After you have determined which products and configurations to evaluate, you can then vary the access patterns, load patterns, and environment characteristics. For example:
What happens to performance during the log-in/boot storms?
During end of day/end of month situations?
What if the file size distribution changes?
What if the typical block size was changed from 4KB to 8KB?
What if the command mix shifts to be more metadata intensive?
What is the impact of a cache miss?
What is the impact of compression and inline deduplication?
All of these factors can be modeled and simulated in an automated fashion that allows direct comparisons of IOPS, throughput and latencies for each workload. With such information, you will know the breaking points of any variation that could potentially impact response times.
Before deploying any flash or hybrid storage system, storage architects need a way to proactively identify when performance ceilings will be breached and how to evaluate the technology and product options for best meeting application workload requirements.
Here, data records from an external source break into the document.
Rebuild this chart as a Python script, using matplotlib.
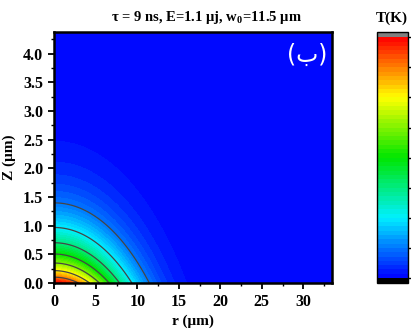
import numpy as np
import matplotlib.pyplot as plt
from matplotlib.colors import LinearSegmentedColormap
from matplotlib.ticker import MultipleLocator

plt.rcParams['mathtext.fontset'] = 'custom'
plt.rcParams['mathtext.rm'] = 'Liberation Serif'
plt.rcParams['mathtext.bf'] = 'Liberation Serif:bold'

# isotherms (fraction of peak T) and where they cut the axes
iso_frac = [7/8, 6/8, 5/8, 4/8, 3/8, 2/8, 1/8]
r_cut = [3.0, 4.18, 5.3, 6.57, 7.85, 9.3, 11.5]      # um, on z = 0
z_cut = [0.11, 0.22, 0.36, 0.50, 0.70, 0.96, 1.40]   # um, on r = 0

cb_nodes = [0.0, 0.25, 0.5, 0.75, 1.0]
cb_colors = ['#0000ff', '#00f0ff', '#00e600', '#ffff00', '#ff0000']
n_bands = 56

title = r'τ = 9 ns, E=1.1 μj, w$_{\mathbf{0}}$=11.5 μm'

# fit a gaussian radial profile and a quadratic-exponential depth profile
L = -np.log(iso_frac)
rc = np.array(r_cut)
zc = np.array(z_cut)
k_r = np.sum(L * rc**2) / np.sum(rc**4)
(alpha, beta), *_ = np.linalg.lstsq(np.column_stack([zc, zc**2]), L, rcond=None)

r = np.linspace(0, 33.5, 500)
z = np.linspace(0, 4.38, 400)
R, Z = np.meshgrid(r, z)
T = np.exp(-k_r * R**2 - alpha * Z - beta * Z**2) * 0.9999

cmap = LinearSegmentedColormap.from_list('rb', list(zip(cb_nodes, cb_colors)))
cmap.set_over('#808080')
cmap.set_under('black')

fig = plt.figure(figsize=(4.11, 3.29), dpi=100)
ax = fig.add_axes([54.3 / 411, 46 / 329, 278 / 411, 251.3 / 329])
cf = ax.contourf(R, Z, T, levels=np.linspace(0, 1, n_bands + 1), cmap=cmap, extend='both')
ax.contour(R, Z, T, levels=sorted(iso_frac), colors='#454545', linewidths=0.9)

ax.set_xlim(0, 33.5)
ax.set_ylim(0, 4.38)
ax.set_xticks(range(0, 31, 5))
ax.set_yticks(np.arange(0, 4.01, 0.5))
ax.yaxis.set_major_formatter(plt.FormatStrFormatter('%.1f'))
ax.xaxis.set_minor_locator(MultipleLocator(2.5))
ax.yaxis.set_minor_locator(MultipleLocator(0.25))
ax.tick_params(which='major', direction='out', length=4, width=1.3, pad=4)
ax.tick_params(which='minor', direction='out', length=2, width=1)
for lab in ax.get_xticklabels() + ax.get_yticklabels():
    lab.set_fontfamily('Liberation Serif')
    lab.set_fontweight('bold')
    lab.set_fontsize(11.5)
for s in ax.spines.values():
    s.set_linewidth(1.8)

font = dict(family='Liberation Serif', weight='bold')
ax.set_xlabel('r (μm)', fontsize=11, labelpad=3.5, **font)
ax.set_ylabel('Z (μm)', fontsize=11, labelpad=5, **font)
fig.text(0.503, 1 - 18 / 329, title, ha='center', va='center', fontsize=10.5, **font)

ax.text(0.982, 0.955, '(ب)', color='white', fontsize=17, ha='right', va='top',
        transform=ax.transAxes, family=['DejaVu Sans', 'Noto Sans'])

cax = fig.add_axes([376.5 / 411, 45.7 / 329, 31.5 / 411, 251.3 / 329])
cb = fig.colorbar(cf, cax=cax, extendrect=True, extendfrac=0.022,
                  ticks=np.linspace(0, 1, 9))
cb.ax.tick_params(labelright=False, length=3, width=1, direction='out')
cb.outline.set_linewidth(1)
fig.text(392 / 411, 1 - 18 / 329, 'T(K)', ha='center', va='center', fontsize=11, **font)

fig.savefig('out.png', dpi=100)
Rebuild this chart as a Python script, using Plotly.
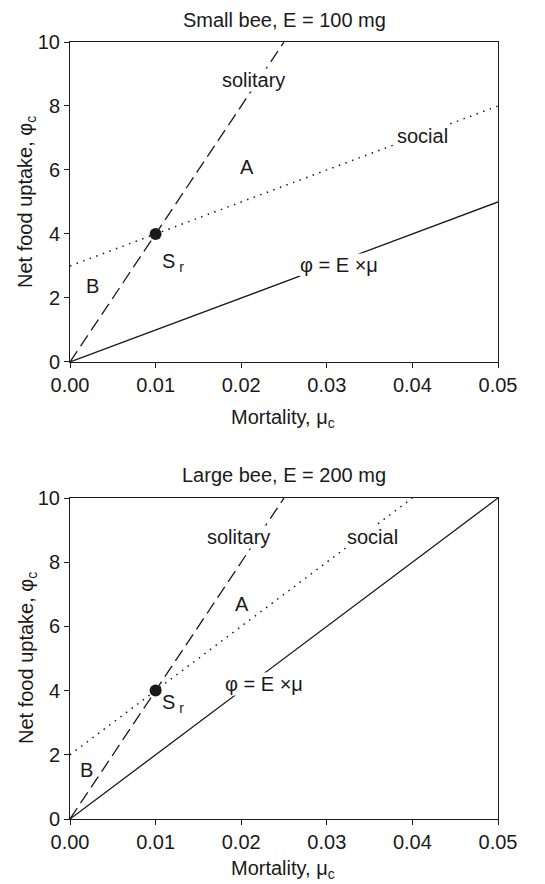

Relying on vendor-provided benchmarks will usually be irrelevant as they can’t determine how flash storage will benefit your specific applications.
Workload modeling, combined with load generating appliances, is the most cost-effective way to make intelligent flash storage decisions and to align deployment decisions with specific performance requirements. There is a new breed of these solutions available on the market that can provide a workload modeling, load generation and decision management in a single 2 U chassis. These new technologies easily replace older in-house tools that involve purchasing dozens or even hundreds of servers and involve an infinite amount of man hours to reproduce these workloads under various network conditions.